Third, place the watch in a rigid inner box or travel case. If there is empty space inside, fill it so the watch cannot shift. Accessories should be packed separately.

Fourth, place the inner box into a plain corrugated outer box with padding on all sides. Test it with a gentle shake. No movement means you are close.

Fifth, seal every seam with quality tape, apply the shipping label cleanly, and keep the exterior plain. Then choose tracking and, if the value calls for it, signature confirmation and additional coverage.

What buyers should look for before a watch ships

If you are the buyer, not the sender, it is fair to ask how your watch will be packed. You do not need a long technical explanation. You want confirmation that the watch will be secured inside protective packaging, boxed properly, and shipped with tracking.

It is also smart to check whether the seller offers shipping protection, insurance-backed delivery, or a delivery guarantee. Fast fulfillment matters, but safe fulfillment matters more. A good seller should make both feel straightforward.

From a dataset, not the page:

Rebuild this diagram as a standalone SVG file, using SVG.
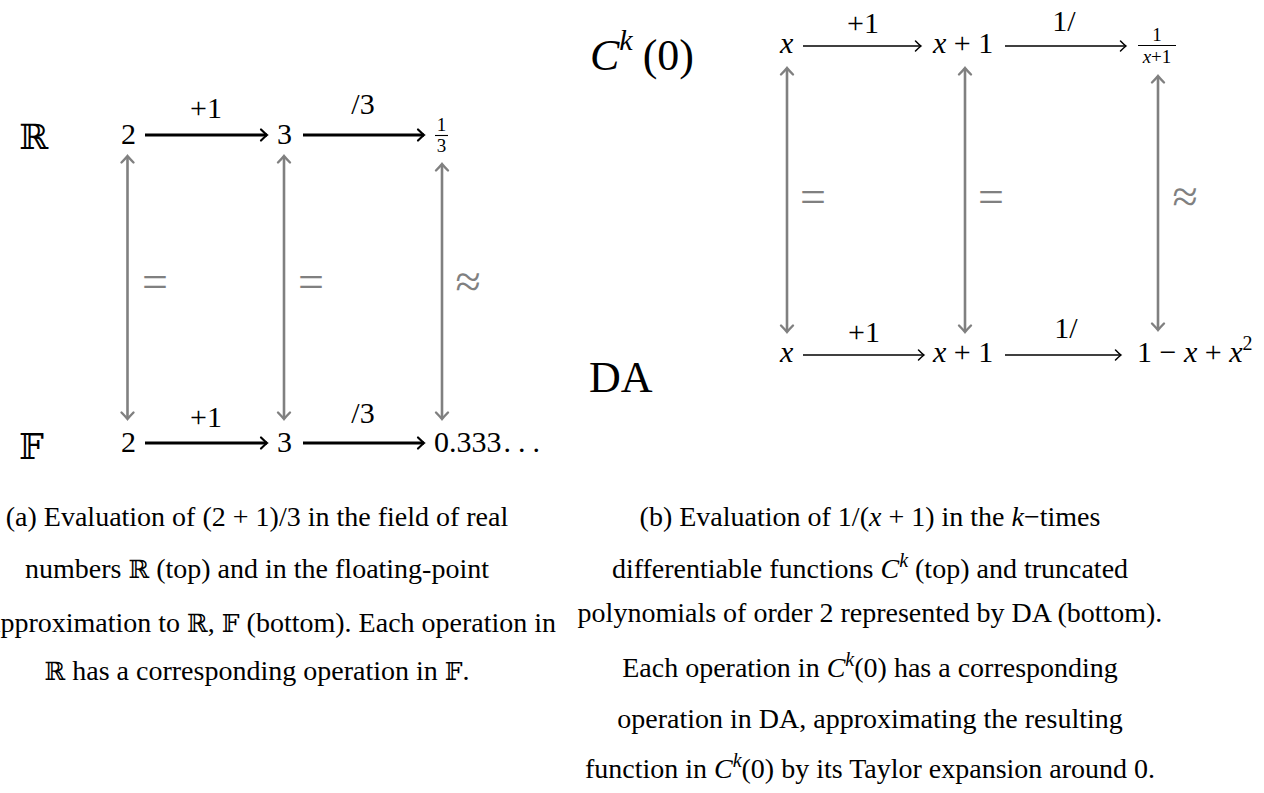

For online watch buyers, trust is built before the package lands. Clear shipping terms, plain-language protection options, and a reliable delivery process reduce friction at checkout. That is one reason brands like Emperor Mods put so much focus on shipping confidence alongside the watch itself.

The right balance between protection and presentation

A well-shipped watch should still feel good to open. Protection and presentation are not opposites, but protection comes first. A premium unboxing experience does not help if the clasp has carved a line into the case side during transit.

If you are gifting the watch, keep the outer shipping box plain and secure, then let the inner presentation do the work. If you are shipping for resale or customer delivery, think the same way. Safe arrival is the real luxury.

The best packaging choice is usually the one that keeps the watch still, keeps the box discreet, and gives you proof if anything goes sideways. Get that right, and the watch arrives ready to wear instead of ready for a claim.